[Figure scripts]
◆ ◆ ◆ ◆
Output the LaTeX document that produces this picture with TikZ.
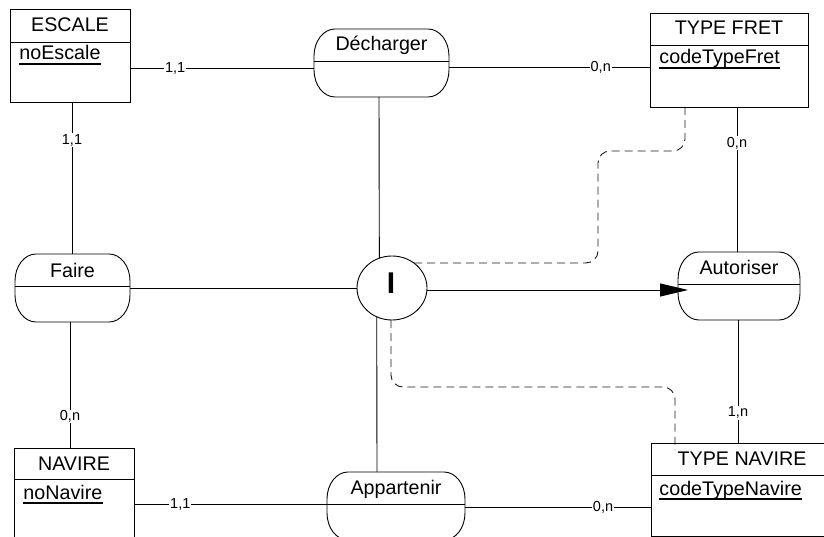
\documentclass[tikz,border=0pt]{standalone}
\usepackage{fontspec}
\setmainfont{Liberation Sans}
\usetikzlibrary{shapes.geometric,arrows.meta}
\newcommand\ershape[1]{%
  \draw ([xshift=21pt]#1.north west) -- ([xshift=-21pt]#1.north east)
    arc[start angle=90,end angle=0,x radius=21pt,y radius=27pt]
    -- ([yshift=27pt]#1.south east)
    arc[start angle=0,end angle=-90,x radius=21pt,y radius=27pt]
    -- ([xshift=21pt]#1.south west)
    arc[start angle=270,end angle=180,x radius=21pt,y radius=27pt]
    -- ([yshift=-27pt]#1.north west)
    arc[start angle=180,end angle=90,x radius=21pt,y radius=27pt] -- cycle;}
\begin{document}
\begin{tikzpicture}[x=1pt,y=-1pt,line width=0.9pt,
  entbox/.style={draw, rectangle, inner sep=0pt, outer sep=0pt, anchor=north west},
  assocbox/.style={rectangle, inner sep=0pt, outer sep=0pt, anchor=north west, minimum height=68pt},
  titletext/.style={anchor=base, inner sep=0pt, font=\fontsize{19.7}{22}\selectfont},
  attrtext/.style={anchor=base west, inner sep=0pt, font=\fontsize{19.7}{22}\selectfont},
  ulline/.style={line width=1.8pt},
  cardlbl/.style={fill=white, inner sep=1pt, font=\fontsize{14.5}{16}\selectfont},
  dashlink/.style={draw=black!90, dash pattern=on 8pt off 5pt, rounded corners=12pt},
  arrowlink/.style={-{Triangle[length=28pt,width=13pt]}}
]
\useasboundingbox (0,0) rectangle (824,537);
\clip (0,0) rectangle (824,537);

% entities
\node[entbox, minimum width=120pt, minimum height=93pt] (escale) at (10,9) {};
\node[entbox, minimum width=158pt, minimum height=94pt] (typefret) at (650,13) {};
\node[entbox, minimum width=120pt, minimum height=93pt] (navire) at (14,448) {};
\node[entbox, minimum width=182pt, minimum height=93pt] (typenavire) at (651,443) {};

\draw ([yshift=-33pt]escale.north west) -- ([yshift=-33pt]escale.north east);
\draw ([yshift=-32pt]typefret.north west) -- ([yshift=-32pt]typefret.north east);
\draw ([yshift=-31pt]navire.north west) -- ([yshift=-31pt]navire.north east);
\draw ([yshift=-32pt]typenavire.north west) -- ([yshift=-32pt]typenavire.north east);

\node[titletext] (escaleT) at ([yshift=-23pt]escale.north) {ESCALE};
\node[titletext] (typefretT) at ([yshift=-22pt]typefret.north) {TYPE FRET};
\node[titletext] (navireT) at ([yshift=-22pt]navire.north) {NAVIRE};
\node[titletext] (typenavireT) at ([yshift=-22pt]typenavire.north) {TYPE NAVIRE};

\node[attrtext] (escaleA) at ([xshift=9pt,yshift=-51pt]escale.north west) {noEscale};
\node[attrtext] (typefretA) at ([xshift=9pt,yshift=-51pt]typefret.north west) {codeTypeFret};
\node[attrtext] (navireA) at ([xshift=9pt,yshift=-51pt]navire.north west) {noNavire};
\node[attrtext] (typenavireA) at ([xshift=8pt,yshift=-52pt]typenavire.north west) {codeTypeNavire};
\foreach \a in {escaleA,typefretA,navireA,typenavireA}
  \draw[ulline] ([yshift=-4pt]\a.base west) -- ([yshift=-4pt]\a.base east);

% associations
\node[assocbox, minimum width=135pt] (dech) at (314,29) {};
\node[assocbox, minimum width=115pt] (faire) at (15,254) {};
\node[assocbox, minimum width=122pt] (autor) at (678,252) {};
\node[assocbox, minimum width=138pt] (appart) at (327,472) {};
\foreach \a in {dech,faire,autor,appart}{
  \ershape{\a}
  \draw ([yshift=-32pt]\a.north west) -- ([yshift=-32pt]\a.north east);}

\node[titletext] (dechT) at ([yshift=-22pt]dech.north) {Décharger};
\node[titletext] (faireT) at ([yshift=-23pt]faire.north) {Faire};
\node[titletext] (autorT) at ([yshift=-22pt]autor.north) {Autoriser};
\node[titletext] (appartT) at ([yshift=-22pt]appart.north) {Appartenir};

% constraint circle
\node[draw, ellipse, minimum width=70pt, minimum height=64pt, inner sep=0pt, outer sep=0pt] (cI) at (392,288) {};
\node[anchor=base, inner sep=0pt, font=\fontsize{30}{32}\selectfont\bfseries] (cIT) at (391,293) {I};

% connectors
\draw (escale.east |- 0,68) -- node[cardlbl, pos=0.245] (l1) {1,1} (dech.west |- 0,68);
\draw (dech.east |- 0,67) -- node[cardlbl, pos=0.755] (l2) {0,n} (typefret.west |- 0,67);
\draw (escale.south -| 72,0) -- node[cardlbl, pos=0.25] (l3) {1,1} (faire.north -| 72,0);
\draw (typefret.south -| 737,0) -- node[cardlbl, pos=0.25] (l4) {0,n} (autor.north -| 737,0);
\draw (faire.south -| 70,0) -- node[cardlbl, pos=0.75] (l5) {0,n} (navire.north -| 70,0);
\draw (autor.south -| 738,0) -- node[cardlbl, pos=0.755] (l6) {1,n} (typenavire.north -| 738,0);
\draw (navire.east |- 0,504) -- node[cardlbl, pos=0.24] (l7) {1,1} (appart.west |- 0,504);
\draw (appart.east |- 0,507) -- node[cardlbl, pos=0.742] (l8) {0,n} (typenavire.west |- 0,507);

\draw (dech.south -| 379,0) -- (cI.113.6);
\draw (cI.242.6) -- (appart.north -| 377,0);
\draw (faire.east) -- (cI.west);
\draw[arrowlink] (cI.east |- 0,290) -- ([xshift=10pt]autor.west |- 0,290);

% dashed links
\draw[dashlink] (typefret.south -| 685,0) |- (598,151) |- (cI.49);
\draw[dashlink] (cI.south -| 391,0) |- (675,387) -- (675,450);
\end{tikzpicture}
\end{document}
◆ ◆ ◆ ◆
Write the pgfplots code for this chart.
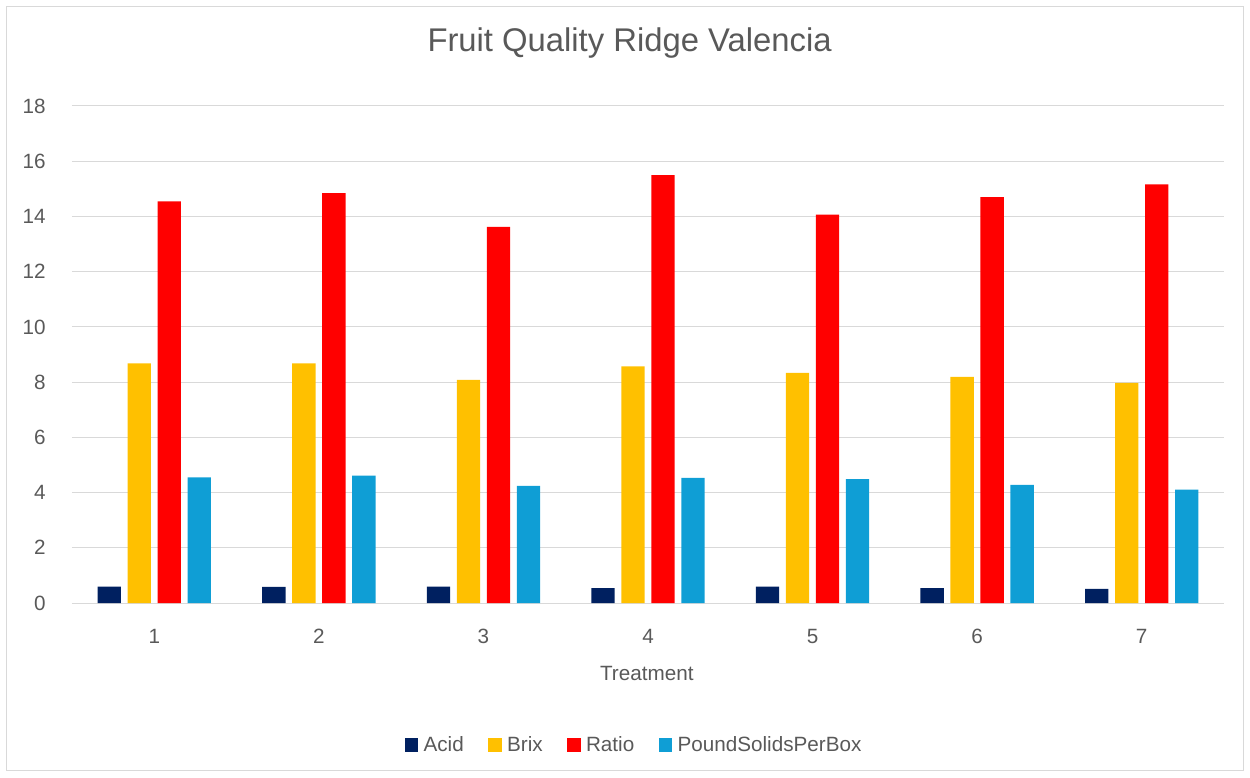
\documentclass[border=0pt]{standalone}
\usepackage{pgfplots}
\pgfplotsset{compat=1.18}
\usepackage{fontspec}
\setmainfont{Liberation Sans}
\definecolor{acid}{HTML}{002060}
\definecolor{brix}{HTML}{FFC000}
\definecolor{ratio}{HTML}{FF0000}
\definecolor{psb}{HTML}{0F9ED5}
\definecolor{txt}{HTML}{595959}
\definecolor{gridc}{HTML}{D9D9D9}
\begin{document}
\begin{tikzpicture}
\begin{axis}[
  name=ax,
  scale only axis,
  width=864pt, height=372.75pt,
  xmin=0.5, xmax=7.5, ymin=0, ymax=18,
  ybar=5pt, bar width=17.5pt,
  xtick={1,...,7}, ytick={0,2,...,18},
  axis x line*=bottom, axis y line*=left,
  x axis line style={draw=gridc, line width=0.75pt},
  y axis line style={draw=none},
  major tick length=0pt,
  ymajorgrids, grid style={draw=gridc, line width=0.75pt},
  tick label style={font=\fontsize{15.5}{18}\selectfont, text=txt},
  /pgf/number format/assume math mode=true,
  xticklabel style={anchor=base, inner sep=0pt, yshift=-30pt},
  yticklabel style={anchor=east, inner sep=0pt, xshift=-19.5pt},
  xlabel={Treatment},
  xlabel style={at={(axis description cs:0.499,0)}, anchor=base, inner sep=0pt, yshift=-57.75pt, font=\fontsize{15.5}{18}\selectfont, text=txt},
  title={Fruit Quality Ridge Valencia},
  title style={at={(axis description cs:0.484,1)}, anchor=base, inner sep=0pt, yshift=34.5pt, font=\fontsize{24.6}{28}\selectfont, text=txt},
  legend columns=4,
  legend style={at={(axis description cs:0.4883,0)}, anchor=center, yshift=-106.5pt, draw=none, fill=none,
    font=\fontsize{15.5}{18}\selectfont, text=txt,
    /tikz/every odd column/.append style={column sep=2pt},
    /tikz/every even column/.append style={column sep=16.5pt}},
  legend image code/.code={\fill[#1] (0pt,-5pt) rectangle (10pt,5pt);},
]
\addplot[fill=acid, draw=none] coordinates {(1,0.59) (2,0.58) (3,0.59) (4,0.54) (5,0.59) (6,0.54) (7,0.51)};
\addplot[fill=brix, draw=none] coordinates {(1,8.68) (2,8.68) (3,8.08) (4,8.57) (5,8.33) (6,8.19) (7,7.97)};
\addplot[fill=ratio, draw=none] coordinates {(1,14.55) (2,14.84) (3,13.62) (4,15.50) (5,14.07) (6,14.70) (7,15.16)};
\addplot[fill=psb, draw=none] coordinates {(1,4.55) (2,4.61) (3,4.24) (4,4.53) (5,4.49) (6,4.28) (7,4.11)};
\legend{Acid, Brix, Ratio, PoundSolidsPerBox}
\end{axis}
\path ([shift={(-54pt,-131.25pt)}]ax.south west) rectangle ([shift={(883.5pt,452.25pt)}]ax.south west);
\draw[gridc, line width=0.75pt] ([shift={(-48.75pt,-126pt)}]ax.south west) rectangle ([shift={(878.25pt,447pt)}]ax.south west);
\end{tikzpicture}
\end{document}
◆ ◆ ◆ ◆
Given task:
Extract every line that has the string "this" in it.

Task result:
Output the LaTeX document that produces this picture with TikZ.
Write the pgfplots code for this chart.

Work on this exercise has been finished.